Итак, не следует думать, что цвет у Ван Гога, каким бы богатым и восхитительно лирическим он ни был, использовался просто для выражения удовольствия. Моральные задачи всегда где-то поблизости – редко, когда они не дают о себе знать в этих прованских пейзажах; картины эти – речения набожного сердца, и главную их предпосылку, состоящую в том, что в природе можно увидеть одновременно и волю ее создателя, и страсти тех, кто за ней наблюдает, следует считать ярчайшим примером «патетического заблуждения»[103]
в живописи. Решающее значение эта предпосылка имела и для более позднего экспрессионизма. Ван Гог застрелился, когда ему было всего тридцать семь лет, однако в период между 1886-м и 1890-м, всего за четыре года, ему удалось повернуть всю историю искусства. Характерная для модернизма свобода цвета, идея о том, что на чувства можно воздействовать чисто оптическими средствами, являются неотъемлемой частью его наследия – как, впрочем, и наследия Гогена. Ван Гог, однако, пошел дальше Гогена: он расширил модернистский цветовой синтаксис, включив в него не только формальные поиски и выражение чистого удовольствия, но также жалость и ужас. Ему удавалось вложить больше ведущих к катарсису чувств в букет подсолнухов, чем Гогену, с его более тонким символистским чувством аллегории, – в добрый десяток фигур. Ван Гог, иными словами, был тем поворотным пунктом, в котором романтизм XIX века превратился в экспрессионизм XX; и когда в 1890 году Ван Гог лежал на смертном одре в Овере, далеко на севере другой художник, на десять лет моложе его, готовился сделать на этом пути еще один шаг. В творчестве Ван Гога «я» рвется наружу. У Эдварда Мунка оно уже прорвалось вовне, чтобы заполнить пустоту романтической природы, возникшую после того, как ее оставил Бог.Еще двадцать пять лет назад достоинства Мунка были предметом споров. Некоторым он казался слишком провинциальным, специфически «северным» художником с точки зрения парижских художественных ценностей; к тому же почти все его основные картины оставались в его родном Осло, куда среднестатистический любитель искусств заезжать не привык. Поэтому после смерти Мунк стал казаться даже более провинциальным, чем при жизни, и многие не слишком глубокие критики предпочитали видеть в нем мрачного северного психа, чьи нескончаемые наблюдения за собой и неотступная тоска понятны только тем, кто живет за полярным кругом. Сегодня же Мунк (1863–1944) видится фигурой мирового масштаба, как Ибсен или Стриндберг, потому что он был первым художником-модернистом, глубоко проработавшим мысль о том, что личность создается конфликтом.

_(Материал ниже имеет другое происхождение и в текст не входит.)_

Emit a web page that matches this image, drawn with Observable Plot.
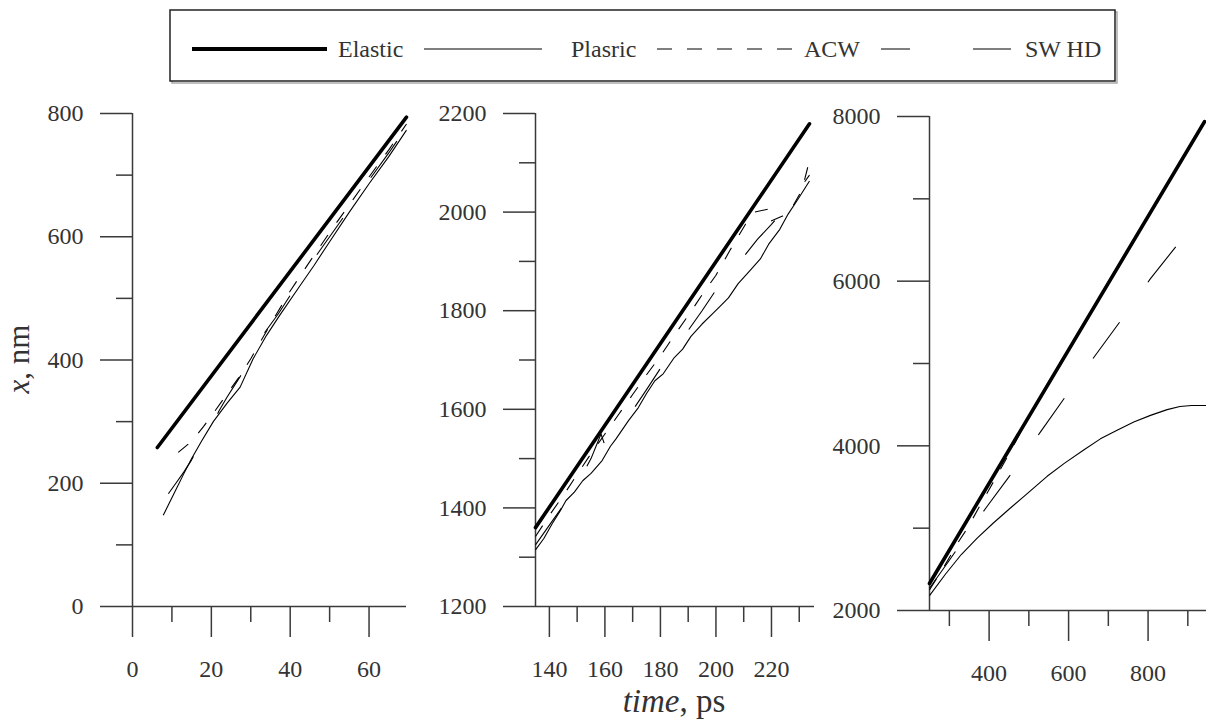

Несмотря на долгую творческую жизнь, бо́льшую часть своих лучших работ Мунк написал около 1895 года, когда Фрейд опубликовал «Исследования истерии», послужившие началом искусству (или псевдонауки) психотерапии. Фрейд и Мунк ничего не знали друг о друге, но у них была общая идея: «я» является полем битвы, на котором непреодолимые силы желания встречаются с непоколебимыми социальными ограничениями. Судьбу каждого человека можно считать одним из возможных примеров для всех нас, потому что правят им силы, общие для всех скованных и похотливых социальных животных. Если Фрейд был диагностом этого процесса, то Мунк – его трагический поэт, причем весьма плодовитый. Он придумал сложную систему символов, где было место для выражения только сильных чувств. «Я буду писать людей дышащих, чувствующих, любящих и страдающих, – говорит Мунк в 1889 году (ему тогда было двадцать шесть). – Люди должны проникаться святостью этого и снимать перед картинами шляпы, как в церкви»[104]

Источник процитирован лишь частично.